======== INFORMATION SHOWN ========

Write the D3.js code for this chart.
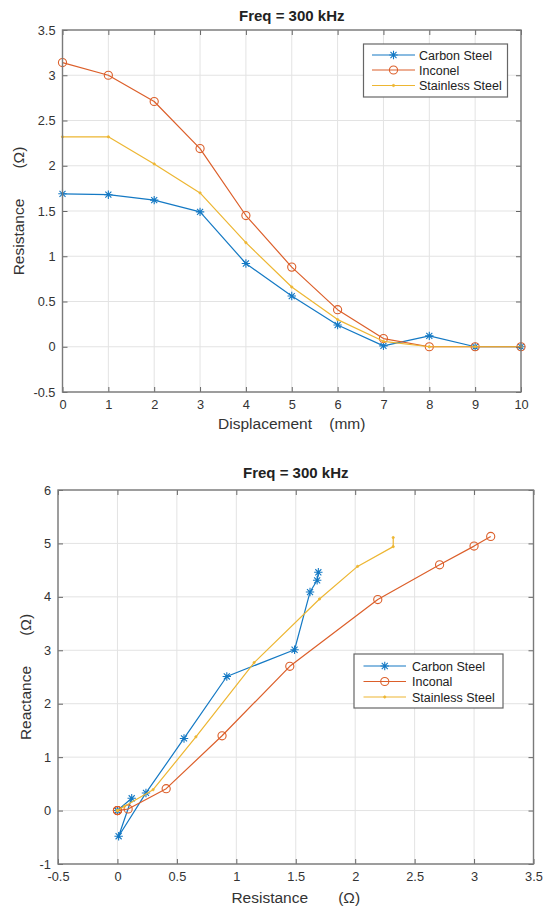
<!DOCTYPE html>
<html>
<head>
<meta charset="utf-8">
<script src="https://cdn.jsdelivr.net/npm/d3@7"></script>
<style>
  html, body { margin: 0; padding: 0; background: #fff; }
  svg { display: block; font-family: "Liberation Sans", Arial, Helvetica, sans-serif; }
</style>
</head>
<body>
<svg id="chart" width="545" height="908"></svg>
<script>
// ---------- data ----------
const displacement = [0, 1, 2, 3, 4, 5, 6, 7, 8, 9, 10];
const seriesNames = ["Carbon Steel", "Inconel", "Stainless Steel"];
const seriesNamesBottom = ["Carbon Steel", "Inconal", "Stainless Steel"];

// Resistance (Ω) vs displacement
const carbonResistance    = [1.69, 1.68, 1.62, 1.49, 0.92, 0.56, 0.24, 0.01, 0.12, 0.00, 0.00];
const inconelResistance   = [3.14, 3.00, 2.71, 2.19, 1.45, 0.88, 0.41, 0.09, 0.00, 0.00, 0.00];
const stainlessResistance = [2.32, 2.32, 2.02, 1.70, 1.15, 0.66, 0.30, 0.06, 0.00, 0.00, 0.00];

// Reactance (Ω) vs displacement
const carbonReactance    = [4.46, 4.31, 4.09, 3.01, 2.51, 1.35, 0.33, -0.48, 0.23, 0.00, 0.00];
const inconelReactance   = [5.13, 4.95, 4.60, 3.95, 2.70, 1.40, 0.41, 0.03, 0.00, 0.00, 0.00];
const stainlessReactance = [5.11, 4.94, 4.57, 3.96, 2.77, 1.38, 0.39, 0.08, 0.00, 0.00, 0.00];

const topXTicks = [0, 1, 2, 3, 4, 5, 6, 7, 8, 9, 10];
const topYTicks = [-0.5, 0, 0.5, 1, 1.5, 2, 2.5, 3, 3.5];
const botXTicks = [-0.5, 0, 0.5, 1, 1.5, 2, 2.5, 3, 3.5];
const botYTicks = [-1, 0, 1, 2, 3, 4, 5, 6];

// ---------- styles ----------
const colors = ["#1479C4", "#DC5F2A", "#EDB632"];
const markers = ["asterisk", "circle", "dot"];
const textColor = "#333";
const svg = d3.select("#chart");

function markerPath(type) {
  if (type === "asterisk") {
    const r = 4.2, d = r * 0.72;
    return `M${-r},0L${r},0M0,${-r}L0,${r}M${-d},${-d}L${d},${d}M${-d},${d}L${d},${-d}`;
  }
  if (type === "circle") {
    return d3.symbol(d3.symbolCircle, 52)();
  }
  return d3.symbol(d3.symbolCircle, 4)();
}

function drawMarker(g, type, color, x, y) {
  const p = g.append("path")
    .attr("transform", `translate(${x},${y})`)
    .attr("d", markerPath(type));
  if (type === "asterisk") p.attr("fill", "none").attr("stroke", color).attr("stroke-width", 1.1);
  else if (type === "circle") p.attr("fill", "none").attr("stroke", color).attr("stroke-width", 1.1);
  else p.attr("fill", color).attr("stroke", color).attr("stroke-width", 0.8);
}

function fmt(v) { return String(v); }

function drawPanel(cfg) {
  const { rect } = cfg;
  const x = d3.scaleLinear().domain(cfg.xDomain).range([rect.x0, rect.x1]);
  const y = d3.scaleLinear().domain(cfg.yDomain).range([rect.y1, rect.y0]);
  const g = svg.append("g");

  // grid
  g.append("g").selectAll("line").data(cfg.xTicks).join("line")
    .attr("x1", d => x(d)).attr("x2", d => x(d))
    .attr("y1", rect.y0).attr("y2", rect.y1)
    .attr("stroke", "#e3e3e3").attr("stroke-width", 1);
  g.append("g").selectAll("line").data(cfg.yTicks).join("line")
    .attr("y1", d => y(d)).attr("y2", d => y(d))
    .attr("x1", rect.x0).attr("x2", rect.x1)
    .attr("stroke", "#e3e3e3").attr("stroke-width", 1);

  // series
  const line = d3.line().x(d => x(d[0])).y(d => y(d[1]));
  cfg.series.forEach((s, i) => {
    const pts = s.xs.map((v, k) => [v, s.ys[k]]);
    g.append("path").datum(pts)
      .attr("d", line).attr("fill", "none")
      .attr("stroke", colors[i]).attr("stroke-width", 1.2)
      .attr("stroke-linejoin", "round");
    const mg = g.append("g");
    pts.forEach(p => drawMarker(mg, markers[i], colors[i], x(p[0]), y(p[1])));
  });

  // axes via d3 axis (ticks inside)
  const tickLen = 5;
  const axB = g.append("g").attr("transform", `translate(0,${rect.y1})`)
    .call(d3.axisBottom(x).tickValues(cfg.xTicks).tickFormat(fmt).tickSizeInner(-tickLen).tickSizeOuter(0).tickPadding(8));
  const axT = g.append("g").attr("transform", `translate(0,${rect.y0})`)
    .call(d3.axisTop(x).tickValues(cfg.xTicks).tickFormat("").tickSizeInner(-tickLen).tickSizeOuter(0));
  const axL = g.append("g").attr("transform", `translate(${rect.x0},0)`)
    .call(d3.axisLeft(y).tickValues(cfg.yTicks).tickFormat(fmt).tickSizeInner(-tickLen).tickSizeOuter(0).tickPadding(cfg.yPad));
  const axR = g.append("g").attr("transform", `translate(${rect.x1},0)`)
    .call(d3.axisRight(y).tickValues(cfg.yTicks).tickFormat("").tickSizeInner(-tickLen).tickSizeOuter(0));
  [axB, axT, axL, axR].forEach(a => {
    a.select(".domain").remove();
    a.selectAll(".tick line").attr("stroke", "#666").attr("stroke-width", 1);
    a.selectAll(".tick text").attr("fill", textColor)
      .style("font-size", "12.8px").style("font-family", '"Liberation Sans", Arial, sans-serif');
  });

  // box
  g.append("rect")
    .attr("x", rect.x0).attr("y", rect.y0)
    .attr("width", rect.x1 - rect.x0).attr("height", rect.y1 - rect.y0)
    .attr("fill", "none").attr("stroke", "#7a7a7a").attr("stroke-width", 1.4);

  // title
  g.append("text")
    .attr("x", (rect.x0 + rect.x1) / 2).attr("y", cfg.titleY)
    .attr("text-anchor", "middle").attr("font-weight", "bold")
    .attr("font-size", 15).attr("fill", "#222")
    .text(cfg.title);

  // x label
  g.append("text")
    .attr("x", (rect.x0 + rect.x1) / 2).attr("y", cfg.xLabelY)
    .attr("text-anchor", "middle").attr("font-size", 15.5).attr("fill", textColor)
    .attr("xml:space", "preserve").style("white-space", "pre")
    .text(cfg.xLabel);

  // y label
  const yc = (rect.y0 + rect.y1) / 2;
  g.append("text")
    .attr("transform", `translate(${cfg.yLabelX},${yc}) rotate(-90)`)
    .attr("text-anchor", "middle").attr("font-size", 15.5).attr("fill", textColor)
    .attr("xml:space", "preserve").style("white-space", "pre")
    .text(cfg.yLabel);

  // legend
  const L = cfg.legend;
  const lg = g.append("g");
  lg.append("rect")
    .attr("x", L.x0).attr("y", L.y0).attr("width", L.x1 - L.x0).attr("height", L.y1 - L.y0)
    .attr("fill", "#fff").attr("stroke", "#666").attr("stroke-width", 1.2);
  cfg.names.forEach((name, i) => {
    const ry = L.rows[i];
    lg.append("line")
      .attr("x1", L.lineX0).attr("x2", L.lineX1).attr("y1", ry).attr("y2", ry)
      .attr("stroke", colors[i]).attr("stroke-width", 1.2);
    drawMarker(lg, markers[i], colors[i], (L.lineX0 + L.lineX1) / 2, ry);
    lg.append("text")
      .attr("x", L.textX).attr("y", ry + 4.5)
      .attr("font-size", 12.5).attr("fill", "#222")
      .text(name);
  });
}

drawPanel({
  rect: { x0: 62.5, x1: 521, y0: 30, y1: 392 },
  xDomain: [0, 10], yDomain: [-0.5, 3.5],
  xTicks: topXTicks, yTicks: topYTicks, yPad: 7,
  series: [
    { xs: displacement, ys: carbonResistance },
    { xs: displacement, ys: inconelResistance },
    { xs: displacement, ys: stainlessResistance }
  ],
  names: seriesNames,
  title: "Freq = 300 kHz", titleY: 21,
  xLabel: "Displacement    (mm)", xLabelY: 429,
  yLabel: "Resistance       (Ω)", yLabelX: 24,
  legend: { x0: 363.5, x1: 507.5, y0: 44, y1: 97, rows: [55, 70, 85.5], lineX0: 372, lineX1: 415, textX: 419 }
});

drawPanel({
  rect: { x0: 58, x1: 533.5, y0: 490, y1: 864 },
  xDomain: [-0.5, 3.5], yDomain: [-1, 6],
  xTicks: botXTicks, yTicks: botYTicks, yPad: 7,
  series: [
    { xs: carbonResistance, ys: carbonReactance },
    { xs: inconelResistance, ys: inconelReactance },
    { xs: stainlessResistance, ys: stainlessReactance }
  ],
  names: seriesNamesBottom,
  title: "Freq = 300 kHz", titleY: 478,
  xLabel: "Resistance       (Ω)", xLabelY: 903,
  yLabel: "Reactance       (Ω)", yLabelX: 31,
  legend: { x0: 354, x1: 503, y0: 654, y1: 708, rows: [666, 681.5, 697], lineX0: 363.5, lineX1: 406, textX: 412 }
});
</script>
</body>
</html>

========

_WHAT THE EXERCISE ASKS_
Report only how many lines in the listing contain the string "chart".

_IN RESPONSE_
3